Poke inside the /tmp/spiral_model/ directory to see how the checkpoint data is stored. What's contained in these files?


In [14]:
%ls '/tmp/spiral_model/'


checkpoint
eval/
events.out.tfevents.1499589900.datalab-server-ldln8
events.out.tfevents.1499589903.datalab-server-ldln8
events.out.tfevents.1499589929.datalab-server-ldln8
events.out.tfevents.1499589932.datalab-server-ldln8
graph.pbtxt
model.ckpt-1000.data-00000-of-00001
model.ckpt-1000.index
model.ckpt-1000.meta
model.ckpt-500.data-00000-of-00001
model.ckpt-500.index
model.ckpt-500.meta
model.ckpt-501.data-00000-of-00001
model.ckpt-501.index
model.ckpt-501.meta
model.ckpt-700.data-00000-of-00001
model.ckpt-700.index
model.ckpt-700.meta
model.ckpt-701.data-00000-of-00001
model.ckpt-701.index
model.ckpt-701.meta

Predicting on a new value

Let's classify a new point


In [28]:
def new_points():
  return np.array([[1.0, 1.0],
                 [-1.5, -1.0]], dtype = np.int32)

predictions = list(dnn_spiral_classifier.predict(input_fn=new_points))

print(
    "New Samples, Class Predictions:    {}\n"
    .format(predictions))


New Samples, Class Predictions:    [1, 0]

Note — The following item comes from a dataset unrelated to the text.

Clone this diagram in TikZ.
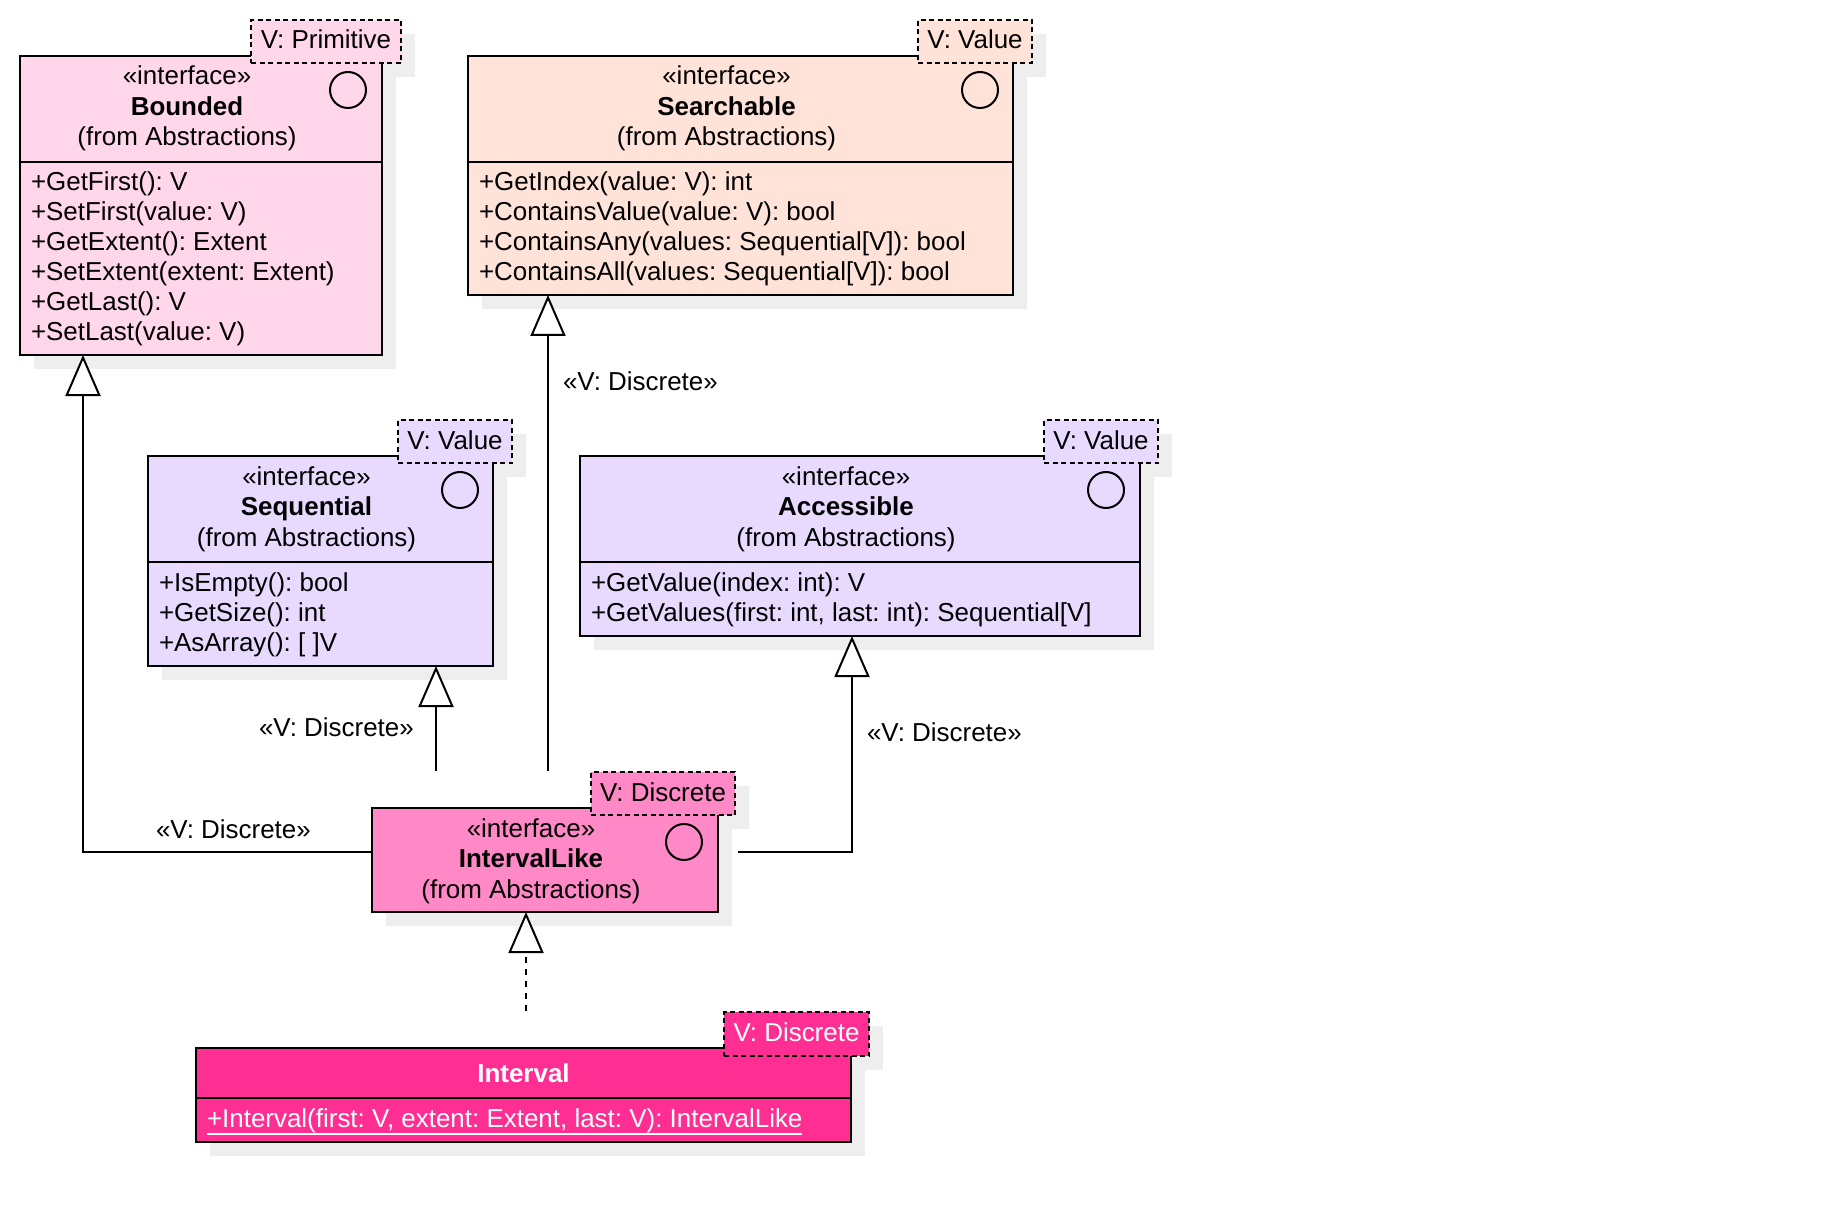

Digging into the DNNClassifier

The DNNClassifier is one fo the (Estimators)[https://www.tensorflow.org/api_guides/python/contrib.learn#Estimators] available in the tf.contrib.learn libary. Other estimators include:

  • KMeansClustering
  • DNNRegressor
  • LinearClassifier
  • LinearRegressor
  • LogisticRegressor

Each one of these can perform various actions on the graph, including:

  • evaluate
  • infer
  • train

Each one of these can read in batched input data with types including:

  • pandas data
  • real values columns from an input
  • real valued columns from an input function (what we used above)
  • batches

Keep an eye on the documentation and updates. TensorFlow is under constant development. Things change very quickly!


In [ ]:
# watch out for this, tf.classifier.evaluate is going to be deprecated, so keep an eye out for a long-term solution to calculating accuracy
accuracy_score = dnn_spiral_classifier.evaluate(input_fn=get_inputs, 
                                               steps=1)["accuracy"]

Exercises

Get into the (TensorFlow API docs)[https://www.tensorflow.org/api_docs/python/tf]. Try the following and see how it impacts the final scores

  1. Change the activation function to a ReLU
  2. Change the optimization function to stochastic gradient descent, then change it again to Adagrad
  3. Add more steps to training
  4. Add more layers
  5. Increase the number of neurons in each hidden layer
  6. Change the learning rate to huge and tiny values

/

Gold Star Challenge

Reimplement the Spiral Classifier as a 2 Layer Neural Network in TensorFlow Core


In [ ]:
# sample code to use for the gold star challenge from https://www.tensorflow.org/get_started/get_started 

import numpy as np
import tensorflow as tf

# Model parameters
W = tf.Variable([.3], dtype=tf.float32)
b = tf.Variable([-.3], dtype=tf.float32)
# Model input and output
x = tf.placeholder(tf.float32)
linear_model = W * x + b
y = tf.placeholder(tf.float32)
# loss
loss = tf.reduce_sum(tf.square(linear_model - y)) # sum of the squares
# optimizer
optimizer = tf.train.GradientDescentOptimizer(0.01)
train = optimizer.minimize(loss)
# training data
x_train = [1,2,3,4]
y_train = [0,-1,-2,-3]
# training loop
init = tf.global_variables_initializer()
sess = tf.Session()
sess.run(init) # reset values to wrong
for i in range(1000):
  sess.run(train, {x:x_train, y:y_train})

# evaluate training accuracy
curr_W, curr_b, curr_loss = sess.run([W, b, loss], {x:x_train, y:y_train})
print("W: %s b: %s loss: %s"%(curr_W, curr_b, curr_loss))